Traditional security tools are tuned to block payloads, while invoice fraud usually ships as “clean” content with persuasive context. In practice, many security teams encounter the loss only after a payment has already been approved and the recipient account has already been emptied.

How It Works in Practice

Fraudulent invoice and wire-request campaigns usually succeed by manipulating process, timing, and authority. An attacker may compromise a vendor mailbox, hijack a shared ticketing account, or insert themselves into an ongoing thread so that the request inherits prior context. From the perspective of email filters and malware scanners, the message may look ordinary. From the perspective of the business workflow, it is an urgent payment request with plausible language and the right names attached.

Security teams should think in terms of verification paths, not just message inspection. The NIST Cybersecurity Framework 2.0 is useful here because it frames the problem around governance, identification, protection, detection, response, and recovery. In practice, this means validating the requester through an independent channel, enforcing dual approval for payment changes, and treating bank-detail updates as a high-risk identity event rather than a clerical edit.

  • Require callback verification using known contact details, not the details in the request.
  • Separate invoice creation, approval, and payment release across different roles.
  • Flag changes to bank accounts, payment methods, or invoice cadence for additional review.
  • Monitor for mailbox compromise indicators, vendor-account takeover, and suspicious forwarding rules.
  • Log approval decisions so finance and security can reconstruct who authorized what and when.

The best control design also accounts for NHI exposure inside supplier ecosystems. The State of Non-Human Identity Security highlights that 85% of organisations lack full visibility into third-party vendors connected via OAuth apps, which matters because vendor-linked access can silently support request injection or account takeover. These controls tend to break down when approvals are handled informally in chat threads or when a compromised vendor account already has standing access to the payment process.

Common Variations and Edge Cases

Tighter approval controls often increase friction, requiring organisations to balance fraud resistance against speed of payment operations. That tradeoff becomes more visible in procurement-heavy businesses, shared services teams, and seasonal periods where finance is under pressure to process a surge of legitimate requests.

Current guidance suggests treating the highest-risk scenarios differently.

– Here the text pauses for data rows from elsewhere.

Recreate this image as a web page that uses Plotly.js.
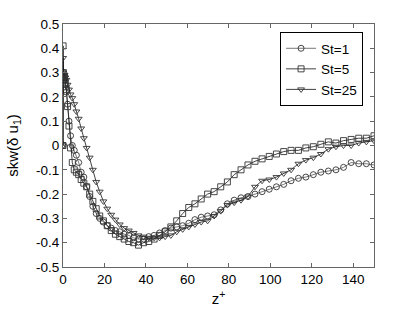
<!DOCTYPE html>
<html>
<head>
<meta charset="utf-8">
<script src="https://cdn.plot.ly/plotly-3.0.1.min.js"></script>
<style>html,body{margin:0;padding:0;background:#fff;}#chart{width:414px;height:311px;}</style>
</head>
<body>
<div id="chart"></div>
<script>
// wall-normal positions z+
const zPlus = [0, 0.05, 0.18, 0.41, 0.72, 1.13, 1.62, 2.21, 2.88, 3.64, 4.49, 5.43, 6.46, 7.57, 8.77,
  10.05, 11.42, 12.87, 14.4, 16.02, 17.71, 19.49, 21.34, 23.27, 25.28, 27.36, 29.52, 31.75, 34.05,
  36.42, 38.86, 41.36, 43.93, 46.57, 49.27, 52.02, 54.84, 57.72, 60.65, 63.63, 66.66, 69.75, 72.89,
  76.07, 79.29, 82.56, 85.87, 89.21, 92.6, 96.02, 99.47, 102.95, 106.46, 110.0, 113.55, 117.13,
  120.74, 124.36, 127.99, 131.64, 135.3, 138.97, 142.64, 146.32, 150];

const skwSt1 = [0, 0.30, 0.29, 0.28, 0.27, 0.25, 0.22, 0.17, 0.10, 0.04, 0.0, -0.02, -0.04, -0.07, -0.11,
  -0.13, -0.17, -0.21, -0.25, -0.28, -0.30, -0.315, -0.33, -0.34, -0.35, -0.355, -0.365, -0.37, -0.38,
  -0.385, -0.385, -0.375, -0.37, -0.36, -0.35, -0.34, -0.335, -0.33, -0.32, -0.305, -0.295, -0.29, -0.285,
  -0.265, -0.24, -0.225, -0.215, -0.21, -0.20, -0.19, -0.18, -0.17, -0.16, -0.145, -0.135, -0.13,
  -0.12, -0.11, -0.105, -0.10, -0.09, -0.07, -0.075, -0.075, -0.08];

const skwSt5 = [0, 0.41, 0.30, 0.29, 0.28, 0.26, 0.23, 0.16, 0.08, -0.01, -0.07, -0.10, -0.11, -0.12, -0.14,
  -0.155, -0.17, -0.20, -0.23, -0.26, -0.29, -0.31, -0.33, -0.35, -0.365, -0.375, -0.385, -0.395, -0.40,
  -0.41, -0.40, -0.395, -0.385, -0.37, -0.355, -0.335, -0.31, -0.28, -0.255, -0.24, -0.22, -0.20, -0.19,
  -0.17, -0.15, -0.12, -0.10, -0.08, -0.065, -0.055, -0.045, -0.035, -0.025, -0.02, -0.02, -0.01,
  -0.005, 0.005, 0.015, 0.01, 0.02, 0.025, 0.03, 0.03, 0.04];

const skwSt25 = [0, 0.36, 0.30, 0.29, 0.29, 0.28, 0.27, 0.25, 0.23, 0.21, 0.195, 0.17, 0.14, 0.11, 0.07,
  0.03, -0.01, -0.05, -0.10, -0.15, -0.19, -0.23, -0.26, -0.285, -0.305, -0.325, -0.34, -0.35, -0.36,
  -0.37, -0.375, -0.38, -0.38, -0.38, -0.375, -0.37, -0.355, -0.345, -0.335, -0.325, -0.315, -0.31, -0.29,
  -0.27, -0.245, -0.235, -0.225, -0.21, -0.17, -0.145, -0.14, -0.13, -0.115, -0.10, -0.075, -0.06,
  -0.05, -0.035, -0.015, -0.005, 0.0, 0.0, 0.01, 0.015, 0.02];

const seriesNames = ['St=1', 'St=5', 'St=25'];
const xTickVals = [0, 20, 40, 60, 80, 100, 120, 140];
const yTickVals = [0.5, 0.4, 0.3, 0.2, 0.1, 0, -0.1, -0.2, -0.3, -0.4, -0.5];
const yTickText = ['0.5', '0.4', '0.3', '0.2', '0.1', '0', '-0.1', '-0.2', '-0.3', '-0.4', '-0.5'];

const symbols = ['circle-open', 'square-open', 'triangle-down-open'];
const ys = [skwSt1, skwSt5, skwSt25];
const lineColors = ['#555', '#111', '#111'];

const traces = ys.map((y, i) => ({
  x: zPlus, y: y, name: seriesNames[i], type: 'scatter', mode: 'lines+markers',
  line: {color: lineColors[i], width: 0.8},
  marker: {symbol: symbols[i], size: 6, color: '#333', line: {width: 0.9, color: '#333'}}
}));

const axisCommon = {
  showgrid: false, zeroline: false, showline: true, linecolor: '#666', linewidth: 1,
  mirror: 'ticks', ticks: 'inside', ticklen: 4, tickcolor: '#666', tickwidth: 1,
  tickfont: {family: 'Liberation Sans, Arial, sans-serif', size: 13.5, color: '#000'}
};

const layout = {
  width: 414, height: 311,
  margin: {l: 63, r: 40, t: 24, b: 44},
  paper_bgcolor: '#fff', plot_bgcolor: '#fff',
  showlegend: true,
  legend: {
    x: 0.698, y: 0.967, xanchor: 'left', yanchor: 'top',
    bgcolor: '#fff', bordercolor: '#000', borderwidth: 1,
    font: {family: 'Liberation Sans, Arial, sans-serif', size: 13.5, color: '#000'},
    tracegroupgap: 0
  },
  xaxis: Object.assign({}, axisCommon, {
    range: [0, 150], tickvals: xTickVals,
    title: {text: 'z<sup>+</sup>', font: {family: 'Liberation Sans, Arial, sans-serif', size: 15, color: '#000'}, standoff: 7}
  }),
  yaxis: Object.assign({}, axisCommon, {
    range: [-0.5, 0.5], tickvals: yTickVals, ticktext: yTickText,
    title: {text: 'skw(δ u<sub>1</sub>)', font: {family: 'Liberation Sans, Arial, sans-serif', size: 15, color: '#000'}, standoff: 13}
  })
};

Plotly.newPlot('chart', traces, layout, {displayModeBar: false, staticPlot: true});
</script>
</body>
</html>
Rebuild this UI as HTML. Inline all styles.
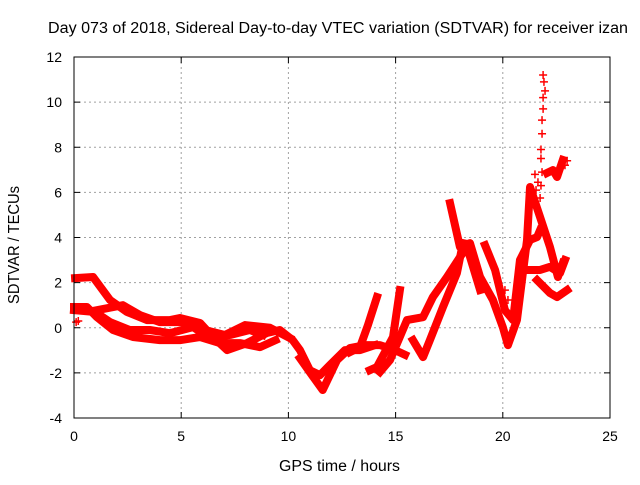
<!DOCTYPE html>
<html><head><meta charset="utf-8"><style>
body{margin:0;background:#fff}
svg text{font-family:"Liberation Sans",sans-serif;font-size:14px;fill:#000}
</style></head><body>
<svg width="640" height="480" xmlns="http://www.w3.org/2000/svg">
<rect width="640" height="480" fill="#fff"/>
<g id="grid"></g>
<g id="marks"></g>
<rect x="74" y="57" width="536" height="361" fill="none" stroke="#000" stroke-width="1"/>
<g id="ticks"></g>
<text x="48" y="33" textLength="580" lengthAdjust="spacingAndGlyphs" style="font-size:15.5px">Day 073 of 2018, Sidereal Day-to-day VTEC variation (SDTVAR) for receiver izan</text>
<text x="279" y="471" textLength="121" lengthAdjust="spacingAndGlyphs" style="font-size:15.5px">GPS time / hours</text>
<text transform="translate(19,304) rotate(-90)" textLength="118" lengthAdjust="spacingAndGlyphs" style="font-size:15.5px">SDTVAR / TECUs</text>
</svg>
<script>
const xTicks=[0,5,10,15,20,25];
const yTicks=[-4,-2,0,2,4,6,8,10,12];
const curveA=[[0.05,2.2],[0.89,2.25],[1.68,1.23],[2.47,0.7],[3.4,0.34],[4.48,0.34],[4.94,0.43],[5.88,0.21],[6.48,-0.41],[7.14,-0.99],[8.07,-0.68],[9.0,-0.23],[9.6,-0.1],[10.2,-0.55],[10.54,-0.99],[11.0,-1.88],[11.47,-2.1],[11.94,-1.65],[12.64,-0.99],[13.34,-0.99],[14.04,-0.77]];
const curveB=[[0,0.92],[0.6,0.92],[1.07,0.47],[1.82,-0.1],[2.75,-0.41],[4.0,-0.55],[4.94,-0.55],[5.88,-0.41],[6.8,-0.68],[7.74,-0.68],[8.68,-0.86],[9.4,-0.55]];
const curveC=[[0,0.78],[0.98,0.7],[1.68,0.25],[2.6,-0.1],[3.54,-0.1],[4.48,-0.24],[5.55,0.03],[6.34,-0.46],[7.28,-0.32],[8.2,-0.1],[8.8,-0.32]];
const curveD=[[1.07,0.78],[2.28,1.0],[3.08,0.56],[4.0,0.25],[5.18,0.25],[6.1,-0.1],[7.04,-0.32],[7.98,0.12],[9.14,0],[10.07,-0.46]];
const curveF=[[10.54,-1.35],[11.1,-2.1],[11.6,-2.76],[12.27,-1.43],[12.87,-0.9],[13.57,-0.77],[14.27,-0.77],[14.97,-0.99],[15.44,-1.2]];
const curveG=[[12.87,-1.08],[13.34,-0.86],[13.71,0.12],[14.13,1.36]];
const curveH=[[13.8,-1.88],[14.13,-1.74],[14.88,-0.41],[15.2,1.67]];
const curveI=[[14.27,-1.96],[14.74,-1.43],[15.53,0.34],[16.28,0.47],[16.74,1.36],[17.4,2.25],[18.0,3.13],[18.33,3.58],[18.94,1.67]];
const curveJ=[[15.81,-0.55],[16.28,-1.3],[16.6,-0.55],[17.21,0.92],[17.86,2.42],[18.14,3.75]];
const curveK=[[17.54,5.52],[18.0,3.58],[18.47,3.75],[18.94,2.25],[19.54,1.23],[20.0,0.03],[20.24,-0.77],[20.66,0.34],[21.13,3.89],[21.27,6.24],[21.74,4.9],[22.2,3.58],[22.57,2.25],[22.8,2.87]];
const curveL=[[19.17,3.66],[19.64,2.56],[20.1,0.78],[20.48,0.34],[20.8,3.0],[21.27,3.89],[21.6,4.02],[21.74,4.33]];
const curveL2=[[20.99,2.56],[21.74,2.56],[22.2,2.7],[22.67,2.42],[22.9,3.0]];
const curveM=[[21.6,2.11],[22.2,1.54],[22.53,1.36],[23.0,1.67]];
const curveN=[[22.06,6.86],[22.34,6.99],[22.53,6.68],[22.8,7.44]];
const sparseT=[0.1,0.2,21.88,21.92,21.97,21.88,21.88,21.83,21.83,21.78,21.78,21.83,21.78,21.74,21.5,21.64,21.55,20.1,20.24,22.9,23.0];
const sparseV=[0.25,0.3,11.2,10.9,10.5,10.2,9.7,9.2,8.6,7.9,7.5,6.9,6.3,5.75,6.8,6.45,6.1,1.67,1.23,7.2,7.4];
const NS='http://www.w3.org/2000/svg';
const X=t=>74+t*536/25;
const Y=v=>418-(v+4)*361/16;
function mk(tag,attrs,parent){const e=document.createElementNS(NS,tag);for(const k in attrs)e.setAttribute(k,attrs[k]);parent.appendChild(e);return e;}
const grid=document.getElementById('grid'),ticks=document.getElementById('ticks'),marks=document.getElementById('marks');
xTicks.forEach(t=>{
 if(t>0&&t<25){const g=mk('line',{x1:X(t),x2:X(t),y1:57,y2:418,stroke:'#a0a0a0','stroke-dasharray':'2,3'},grid);
 
 }
 mk('line',{x1:X(t),x2:X(t),y1:418,y2:412,stroke:'#000'},ticks);
 mk('line',{x1:X(t),x2:X(t),y1:57,y2:63,stroke:'#000'},ticks);
 const l=mk('text',{x:X(t),y:441,'text-anchor':'middle'},ticks);l.textContent=t;
 
 
});
yTicks.forEach(v=>{
 if(v>-4&&v<12){const g=mk('line',{x1:74,x2:610,y1:Y(v),y2:Y(v),stroke:'#a0a0a0','stroke-dasharray':'2,3'},grid);
 
 }
 mk('line',{x1:74,x2:80,y1:Y(v),y2:Y(v),stroke:'#000'},ticks);
 mk('line',{x1:604,x2:610,y1:Y(v),y2:Y(v),stroke:'#000'},ticks);
 const l=mk('text',{x:62,y:Y(v)+5,'text-anchor':'end'},ticks);l.textContent=v;
 
 
});
const curves=[curveA,curveB,curveC,curveD,curveF,curveG,curveH,curveI,curveJ,curveK,curveL,curveL2,curveM,curveN];
curves.forEach((c,i)=>{
 const p=mk('polyline',{points:c.map(d=>X(d[0])+','+Y(d[1])).join(' '),fill:'none',stroke:'#ff0000','stroke-width':8,'stroke-linejoin':'round','stroke-linecap':'square'},marks);
 
 
});
sparseT.forEach((t,i)=>{
 const x=X(t),y=Y(sparseV[i]);
 const p=mk('path',{d:`M${x-4},${y}H${x+4}M${x},${y-4}V${y+4}`,stroke:'#ff0000','stroke-width':1.5},marks);
 
 
});
</script>
</body></html>
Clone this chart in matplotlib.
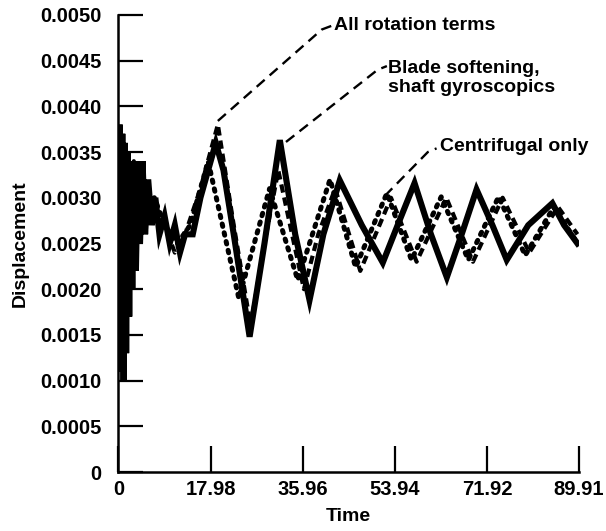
import numpy as np
import matplotlib
matplotlib.use("Agg")
import matplotlib.pyplot as plt

plt.rcParams['font.family'] = ['Liberation Sans', 'DejaVu Sans']
plt.rcParams['font.weight'] = 'bold'

# Blade softening, shaft gyroscopics (solid)
t_blade = [0, 0.25, 0.5, 0.75, 1.0, 1.25, 1.5, 1.8, 2.1, 2.4, 2.7, 3.0, 3.4, 3.8, 4.2,
           4.7, 5.2, 5.8, 6.5, 7.2, 8, 9, 10, 11, 12, 13, 14.5, 16, 17.5, 19, 20.5,
           22.5, 25.6, 28.5, 31.5, 34.5, 37.3, 40, 43.2, 47.5, 51.6, 54.5, 57.8, 61,
           64.1, 67, 69.9, 73, 75.8, 80, 84.7, 87, 89.6]
d_blade = [0.0030, 0.0038, 0.0011, 0.0037, 0.0010, 0.0036, 0.0013, 0.0035, 0.0017,
           0.0034, 0.0020, 0.0034, 0.0022, 0.0034, 0.0025, 0.0034, 0.0026, 0.0032,
           0.0027, 0.0030, 0.0026, 0.0028, 0.0025, 0.0027, 0.0024, 0.0026, 0.0026,
           0.0030, 0.0033, 0.0036, 0.0033, 0.0026, 0.00148, 0.0025, 0.00363, 0.0026,
           0.00188, 0.0026, 0.00319, 0.0027, 0.00229, 0.0027, 0.00316, 0.0026,
           0.00213, 0.0026, 0.00309, 0.0027, 0.00232, 0.0027, 0.00294, 0.0027, 0.0025]

# All rotation terms (short dashes)
t_allrot = [0, 0.4, 0.8, 1.2, 1.6, 2.0, 2.5, 3.0, 3.6, 4.2, 5, 6, 7.5, 9, 11, 13, 16,
            19.4, 22.5, 25.8, 28.5, 31.2, 33.5, 36.2, 39, 42.3, 47.2, 53.2, 58.2, 64,
            69.2, 75, 80.2, 85.8, 89.6]
d_allrot = [0.0029, 0.0035, 0.0020, 0.0035, 0.0022, 0.0034, 0.0024, 0.0034, 0.0026,
            0.0033, 0.0028, 0.0031, 0.0028, 0.0027, 0.0024, 0.0026, 0.0031, 0.0038,
            0.0027, 0.0016, 0.0025, 0.0033, 0.0027, 0.0020, 0.0026, 0.0031, 0.0022,
            0.0030, 0.0023, 0.0030, 0.0023, 0.0030, 0.0024, 0.0029, 0.0026]

# Centrifugal only (dotted)
t_centr = [0, 0.5, 1, 1.6, 2.2, 2.8, 3.5, 4.5, 5.5, 7, 9, 11.5, 14, 17.5, 23.5, 29.5,
           35, 41.3, 46.3, 52.4, 57.2, 63, 68.3, 74.2, 79.4, 85, 89.6]
d_centr = [0.0027, 0.0032, 0.0024, 0.0033, 0.0026, 0.0033, 0.0028, 0.0033, 0.0029,
           0.0030, 0.0027, 0.0025, 0.0027, 0.0034, 0.0019, 0.0031, 0.0021, 0.0032,
           0.00224, 0.00305, 0.00232, 0.00301, 0.00232, 0.00301, 0.00237, 0.0029, 0.0025]

xticks = [0, 17.98, 35.96, 53.94, 71.92, 89.91]
xticklabels = ['0', '17.98', '35.96', '53.94', '71.92', '89.91']
yticks = [0, 0.0005, 0.0010, 0.0015, 0.0020, 0.0025, 0.0030, 0.0035, 0.0040, 0.0045, 0.0050]
yticklabels = ['0', '0.0005', '0.0010', '0.0015', '0.0020', '0.0025', '0.0030',
               '0.0035', '0.0040', '0.0045', '0.0050']

fig = plt.figure(figsize=(6.06, 5.31), dpi=100)
ax = fig.add_axes([0.1955, 0.111, 0.76, 0.861])

ax.plot(t_centr, d_centr, color='black', lw=3.6, linestyle=(0, (0.5, 1.3)),
        dash_capstyle='round')
ax.plot(t_allrot, d_allrot, color='black', lw=3.0, linestyle=(0, (2.0, 1.2)))
ax.plot(t_blade, d_blade, color='black', lw=4.4, solid_joinstyle='miter')

# leader lines + labels
lead = dict(color='black', lw=1.7, linestyle=(0, (4.5, 2.8)), clip_on=False)
ax.plot([19.4, 39.7, 41.6], [0.00384, 0.00484, 0.00488], **lead)
ax.text(42.0, 0.00488, 'All rotation terms', fontsize=14, fontweight='bold',
        va='center', ha='left')
ax.plot([32.7, 50.6, 52.4], [0.00361, 0.00440, 0.00444], **lead)
ax.text(52.7, 0.00431, 'Blade softening,\nshaft gyroscopics', fontsize=14,
        fontweight='bold', va='center', ha='left', linespacing=1.12)
ax.plot([52.0, 60.4, 62.1], [0.00302, 0.00350, 0.00354], **lead)
ax.text(62.7, 0.00356, 'Centrifugal only', fontsize=14, fontweight='bold',
        va='center', ha='left')

ax.set_xlim(0, 89.91)
ax.set_ylim(0, 0.005)
ax.set_xticks(xticks)
ax.set_xticklabels(xticklabels)
ax.set_yticks(yticks)
ax.set_yticklabels(yticklabels)
ax.tick_params(axis='y', direction='in', length=18, width=1.6, pad=12, labelsize=14.5)
ax.tick_params(axis='x', direction='in', length=19, width=1.6, pad=6, labelsize=14.5)
for lab in ax.get_xticklabels() + ax.get_yticklabels():
    lab.set_fontweight('bold')

ax.spines['top'].set_visible(False)
ax.spines['right'].set_visible(False)
ax.spines['left'].set_linewidth(1.8)
ax.spines['bottom'].set_linewidth(1.8)

ax.set_xlabel('Time', fontsize=14, fontweight='bold', labelpad=6)
ax.set_ylabel('Displacement', fontsize=14, fontweight='bold', labelpad=8)

fig.savefig('out.png', dpi=100)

New bank details, rushed payment changes, first-time beneficiaries, and “urgent” exceptions should trigger enhanced validation, while low-risk repeat payments may follow a lighter path. There is no universal standard for this yet, but the practical aim is to align control strength with transaction risk rather than applying one blanket workflow to everything.

Edge cases also matter. A request may be genuine but still originate from a compromised mailbox, so authentication of the sender is not the same as trust in the instruction. Similarly, a wire request can be internally generated yet still fraudulent if an insider misuses access or bypasses policy. NHI governance is relevant because automation accounts, shared service mailboxes, and API-driven finance integrations can all become trusted conduits for bad instructions when their privileges are too broad. The most reliable programs combine human verification, transaction monitoring, and least-privilege access to the systems that can create or approve payments.

Standards & Framework Alignment

This section maps relevant standards and security frameworks to the operational risks and controls described in this guidance.

OWASP Non-Human Identity Top 10 address the attack and risk surface, while NIST CSF 2.0 and NIST AI RMF set the governance and control requirements practitioners need to meet.

Framework Control / Reference Relevance
OWASP Non-Human Identity Top 10 NHI-03 Payment fraud often exploits weak secret handling and compromised service identities.
NIST CSF 2.0 PR.AC-4 Approval integrity depends on least privilege and controlled access to payment actions.
NIST AI RMF AI RMF governance supports accountable decision-making for high-risk business processes.

Separate request, approval, and release permissions to prevent one account from completing a wire alone.